IMO, this is what prepping is all about.


----------



## Kauboy (May 12, 2014)

I wonder if anyone will have yet died before the media declares this a global warming catastrophe.


----------



## Robie (Jun 2, 2016)

Climate change is the NWO "direct-deposit-bank-account"...that's why it's pushed so hard.


----------



## Robie (Jun 2, 2016)

You stay safe Cricket.

Made a decision to stay or go yet?


----------



## admin (Apr 28, 2016)

Robie said:


> You stay safe Cricket.
> 
> Made a decision to stay or go yet?


They are now forecasting about 20 inches of rain for my area.

Either way, I am prepared. If it gets too bad my youngest son drives a big ole truck and will show up to drag me up north.

I reckon with all this hype it will probably end up being like any other flooding we experience here. (I hope it does!)


----------



## admin (Apr 28, 2016)

I went to Walmart for some extra batteries today.

I now owe the cuss jar somewhere around $923,745. :devil:


----------



## NotTooProudToHide (Nov 3, 2013)

Kauboy said:


> I wonder if anyone will have yet died before the media declares this a global warming catastrophe.


That's funny. From what I've read the biggest hurricane to ever hit the United States in recorded history was Labor Day in 1935. I thought all this global warming was supposed to make bigger and meaner storms?


----------



## NotTooProudToHide (Nov 3, 2013)

Cricket said:


> I went to Walmart for some extra batteries today.
> 
> I now owe the cuss jar somewhere around $923,745. :devil:


Stay safe down there!

Edit

Just saw this. Never fear the Waffle House Hurricane Response Team is on hot standby for the affected areas.

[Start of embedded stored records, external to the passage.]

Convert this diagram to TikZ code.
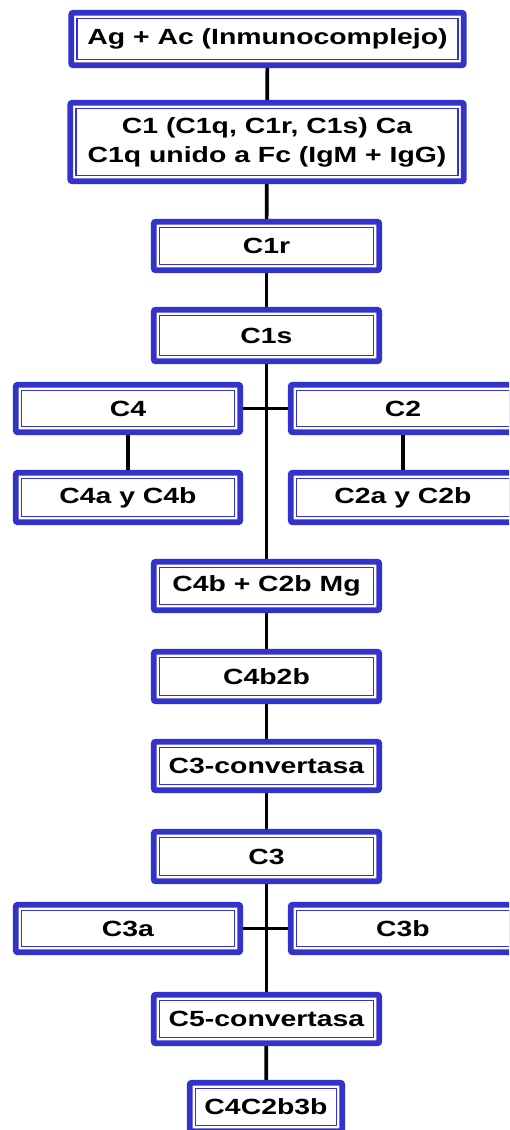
\documentclass[tikz,border=0pt]{standalone}
\usepackage{fontspec}
\newfontfamily\boxfont{Liberation Sans}[FakeStretch=1.29]
\usetikzlibrary{backgrounds}
\definecolor{boxblue}{RGB}{51,51,204}
\tikzset{
  blk/.style={draw=boxblue, line width=2.9pt, rounded corners=1pt, fill=white,
    inner sep=0pt, align=center, text=black,
    font=\boxfont\bfseries\fontsize{11}{14.5}\selectfont,
    path picture={\draw[boxblue, line width=0.8pt, sharp corners]
      ([shift={(2.9pt,-2.9pt)}]path picture bounding box.north west) rectangle
      ([shift={(-2.9pt,2.9pt)}]path picture bounding box.south east);}},
  wide/.style={minimum width=112.75pt},
  side/.style={minimum width=112.25pt},
  link/.style={draw=black, line width=1.85pt}
}
\begin{document}
\begin{tikzpicture}[x=0.5pt, y=-0.5pt]
\useasboundingbox (0,0) rectangle (509,1130);
\clip (0,0) rectangle (509,1130);

% main chain
\node[blk, minimum width=196.25pt, minimum height=26.25pt] (ag) at (267.5,39) {Ag + Ac (Inmunocomplejo)};
\node[blk, minimum width=196.75pt, minimum height=39.25pt] (c1) at (267,142) {C1 (C1q, C1r, C1s) Ca\\C1q unido a Fc (IgM + IgG)};
\node[blk, wide, minimum height=24.25pt] (c1r) at (266.5,246) {C1r};
\node[blk, wide, minimum height=25.75pt] (c1s) at (266.5,335.5) {C1s};

% C4 / C2 branches
\node[blk, side, minimum height=23.75pt] (c4) at (128,408.5) {C4};
\node[blk, side, minimum height=23.75pt] (c2) at (403,408.5) {C2};
\node[blk, side, minimum height=24.75pt] (c4ab) at (128,497.5) {C4a y C4b};
\node[blk, side, minimum height=24.75pt] (c2ab) at (403,497.5) {C2a y C2b};

\node[blk, wide, minimum height=24.25pt] (mg) at (266.5,586) {C4b + C2b Mg};
\node[blk, wide, minimum height=24.75pt] (c4b2b) at (266.5,676.5) {C4b2b};
\node[blk, wide, minimum height=24.25pt] (c3conv) at (266.5,766) {C3-convertasa};
\node[blk, wide, minimum height=24.75pt] (c3) at (266.5,856.5) {C3};

% C3 split
\node[blk, side, minimum height=23.75pt] (c3a) at (128,928.5) {C3a};
\node[blk, side, minimum height=23.75pt] (c3b) at (403,928.5) {C3b};

\node[blk, wide, minimum height=24.25pt] (c5conv) at (266.5,1019) {C5-convertasa};
\node[blk, minimum width=76.25pt, minimum height=24.25pt] (fin) at (266,1107) {C4C2b3b};

% connectors behind the boxes
\begin{scope}[on background layer]
  \draw[link] (ag) -- (c1);
  \draw[link] (c1) -- (c1r);
  \draw[link] (c1r) -- (c1s);
  \draw[link] (c1s) -- (mg);
  \draw[link] (c4) -- (c2);
  \draw[link] (c4) -- (c4ab);
  \draw[link] (c2) -- (c2ab);
  \draw[link] (mg) -- (c4b2b);
  \draw[link] (c4b2b) -- (c3conv);
  \draw[link] (c3conv) -- (c3);
  \draw[link] (c3) -- (c5conv);
  \draw[link] (c3a) -- (c3b);
  \draw[link] (c5conv) -- (fin);
\end{scope}
\end{tikzpicture}
\end{document}
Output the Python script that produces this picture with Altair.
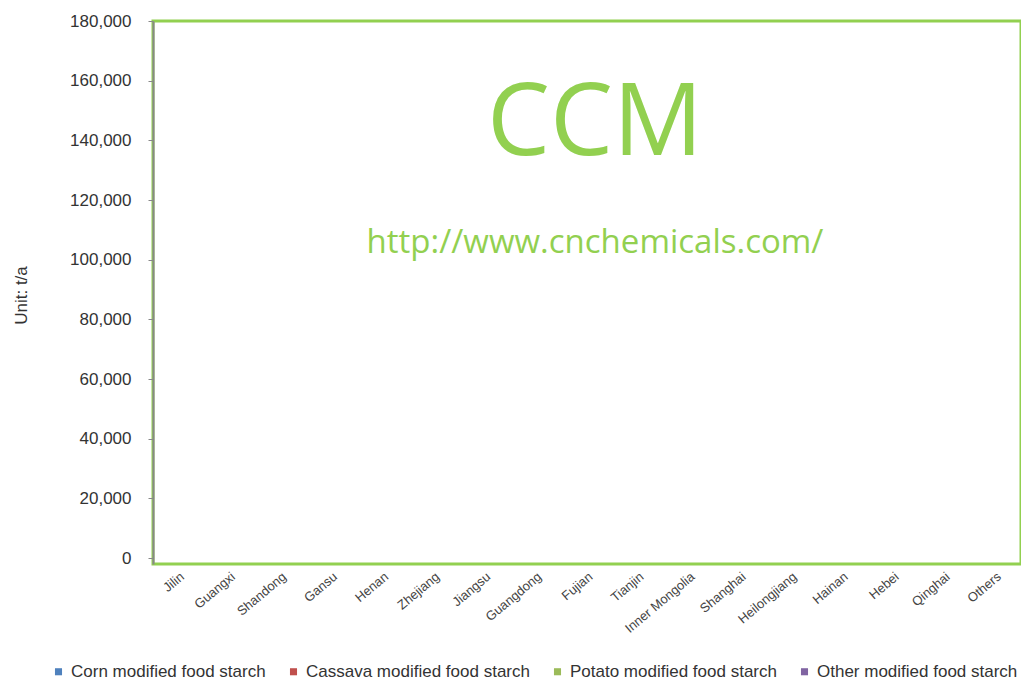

https://www.yahoo.com/finance/news/...esponse-team-prepares-disaster-184844452.html

In all seriousness thats pretty cool they have that kind of response. No doubt they make a killing off of it but to restore service that quickly so that there is an open restaurant in affected areas is cool


----------



## admin (Apr 28, 2016)

Harvey upgraded to Category 4 ...


----------



## Denton (Sep 18, 2012)

Cricket said:


> Harvey upgraded to Category 4 ...


Dang!


----------



## Slippy (Nov 14, 2013)

Cricket said:


> Harvey upgraded to Category 4 ...


Its looking like Rockport will be taking a direct hit.

https://weather.com/


----------



## Piratesailor (Nov 9, 2012)

Cricket said:


> Harvey upgraded to Category 4 ...


Crap crap crap.. My cuss jar overflowed earlier.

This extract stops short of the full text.